Anichebe: A Very Physical Presence

The beginnings of Anichebe’s career, both for club and country, have been wrought with misfortune and set-backs. Back in May I described his fitness problems thus: “Injuries have played their part, and for a player so explosive, a litany of groin and knee complaints have greatly stymied his progress. The problems haven’t merely been niggles and set-backs either; back in 2009 Anichebe was caught by then-Newcastle United midfielder Kevin Nolan—that cost him 11 months of his career, while against Madagascar in 2011, playing under Samson Siasia, he endured an agonising groin injury.”

The set-backs have taken their toll on the young man’s career, and his progress has been stymied by such lengthy disruptions and agonising routes back to fitness.

These jolting experiences surely influenced his decision, at the end of Spring, to announce a break from his fitful international career to date. Citing a need to “manage his body accordingly”, Anichebe’s choice indicated a desire to forge his way in Everton’s first team and cement a place in David Moyes’s thinking.

The fear was, however, that Anichebe’s flagrant preference for his club career would come at the expense of his future with the national side. Coming in the context of Keshi’s preference for hungry players and those not carrying any baggage, the forward’s desire to abdicate (albeit temporarily) from international duties had the potential to damage his relationship with the Big Boss.

Keshi: Looking for Options

Fortunately, Keshi appears primed to ignore Big Vic’s previous self-imposed exile and has asked to meet with the Everton frontman in a bid to recruit him back into the Super Eagles fold.

Considering the faiblesses of the forward line as they were apparent in Brazil, it’s clear that something new is needed to ensure that Nigeria aren’t found wanting at the World Cup next summer—should we qualify.

The presence of an experienced Premier League forward can only be of benefit to the other attackers populating the squad. Anichebe could have a great influence on some of his peers, and encourage others to up their game as competition for places increases.

The striker also offers a slightly different option to some of the other Super Eagles attackers.

Keshi’s attempt to integrate Shola Ameobi into the squad ahead of the 2013 Cup of Nations was evidence of the coach’s desire to include a more physical type of forward to complement his myriad of quick, dynamic talents.

Anichebe could be the best of both worlds. He possesses explosive pace but also has the presence up front to provide a pleasant change of pace to the likes of Moses, Musa and Emenike.
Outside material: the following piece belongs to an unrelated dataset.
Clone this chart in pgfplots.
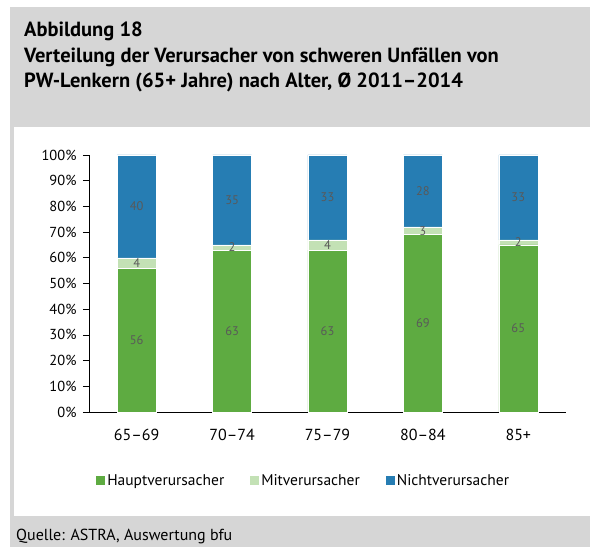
\documentclass[border=0pt]{standalone}
\usepackage{pgfplots}
\usepackage{pgfplotstable}
\pgfplotsset{compat=1.18}
\usepackage{fontspec}
\setmainfont{PT Sans}
\definecolor{bggray}{HTML}{D6D6D6}
\definecolor{cgreen}{HTML}{5EAB41}
\definecolor{clight}{HTML}{C3E1B5}
\definecolor{cblue}{HTML}{267DB3}
\definecolor{lblgray}{HTML}{595959}
\pgfplotstableread{
x hv mv nv
0 56 4 40
1 63 2 35
2 63 4 33
3 69 3 28
4 65 2 33
}\datatable
\pgfplotsset{sqlegend/.style={legend image code/.code={\fill[##1,draw=none] (0pt,-4.5pt) rectangle (9pt,4.5pt);}}}
\begin{document}
\begin{tikzpicture}[x=1pt,y=1pt]
\fill[white] (0,0) rectangle (590,547);
\fill[bggray] (10,0) rectangle (590,540);
\fill[white] (14,31) rectangle (590,420);
\node[anchor=base west, inner sep=0pt, font=\bfseries\fontsize{20.5}{23}\selectfont] at (24,510) {Abbildung 18};
\node[anchor=base west, inner sep=0pt, font=\bfseries\fontsize{20.5}{23}\selectfont] at (24,484) {Verteilung der Verursacher von schweren Unfällen von};
\node[anchor=base west, inner sep=0pt, font=\bfseries\fontsize{20.5}{23}\selectfont] at (24,459) {PW-Lenkern (65+ Jahre) nach Alter, Ø 2011–2014};
\node[anchor=base west, inner sep=0pt, font=\fontsize{16}{19}\selectfont] at (16,6) {Quelle: ASTRA, Auswertung bfu};
\begin{axis}[
  at={(89pt,135pt)}, anchor=south west,
  scale only axis, width=477pt, height=257pt,
  ybar stacked, bar width=39pt,
  xmin=-0.5, xmax=4.5, ymin=0, ymax=100,
  axis x line*=bottom, axis y line*=left,
  axis line style={-, black, line width=0.8pt},
  /pgf/number format/assume math mode=true,
  xtick={0,...,4},
  xticklabels={65–69,70–74,75–79,80–84,85+},
  major x tick style={draw=none},
  extra x ticks={-0.5,0.5,1.5,2.5,3.5,4.5},
  extra x tick labels={},
  extra x tick style={major tick length=5pt, tick align=outside, tick style={black, line width=0.6pt}},
  x tick label style={font=\fontsize{16}{19}\selectfont, yshift=-8pt},
  ytick={0,10,...,100},
  yticklabel={\pgfmathprintnumber{\tick}\%},
  y tick label style={font=\fontsize{14.5}{17}\selectfont, xshift=-3pt},
  y tick style={black, line width=0.6pt},
  tick align=outside, major tick length=6pt,
  nodes near coords={\pgfmathprintnumber{\rawy}},
  visualization depends on={rawy \as \rawy},
  every node near coord/.append style={font=\fontsize{12.5}{15}\selectfont, text=lblgray, anchor=center},
  legend style={at={(0.45,-0.268)}, anchor=center, draw=none, fill=none,
    legend columns=3, font=\fontsize{15.5}{18}\selectfont,
    /tikz/every even column/.append style={column sep=24pt}},
  legend cell align=left,
]
\addplot[fill=cgreen, draw=white, line width=0.4pt, sqlegend] table[x=x,y=hv] {\datatable};
\addplot[fill=clight, draw=white, line width=0.4pt, sqlegend] table[x=x,y=mv] {\datatable};
\addplot[fill=cblue, draw=white, line width=0.4pt, sqlegend] table[x=x,y=nv] {\datatable};
\legend{Hauptverursacher,Mitverursacher,Nichtverursacher}
\end{axis}
\end{tikzpicture}
\end{document}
It remains to be seen whether Keshi can convince Anichebe to once more seek a future with the continental champions. I imagine the allure of the World Cup next summer and certain guarantees on behalf of the manager might convince the striker that an opportunity to join this magnificent collection of players, this exciting era in the nation’s sporting history, is too good to miss out on.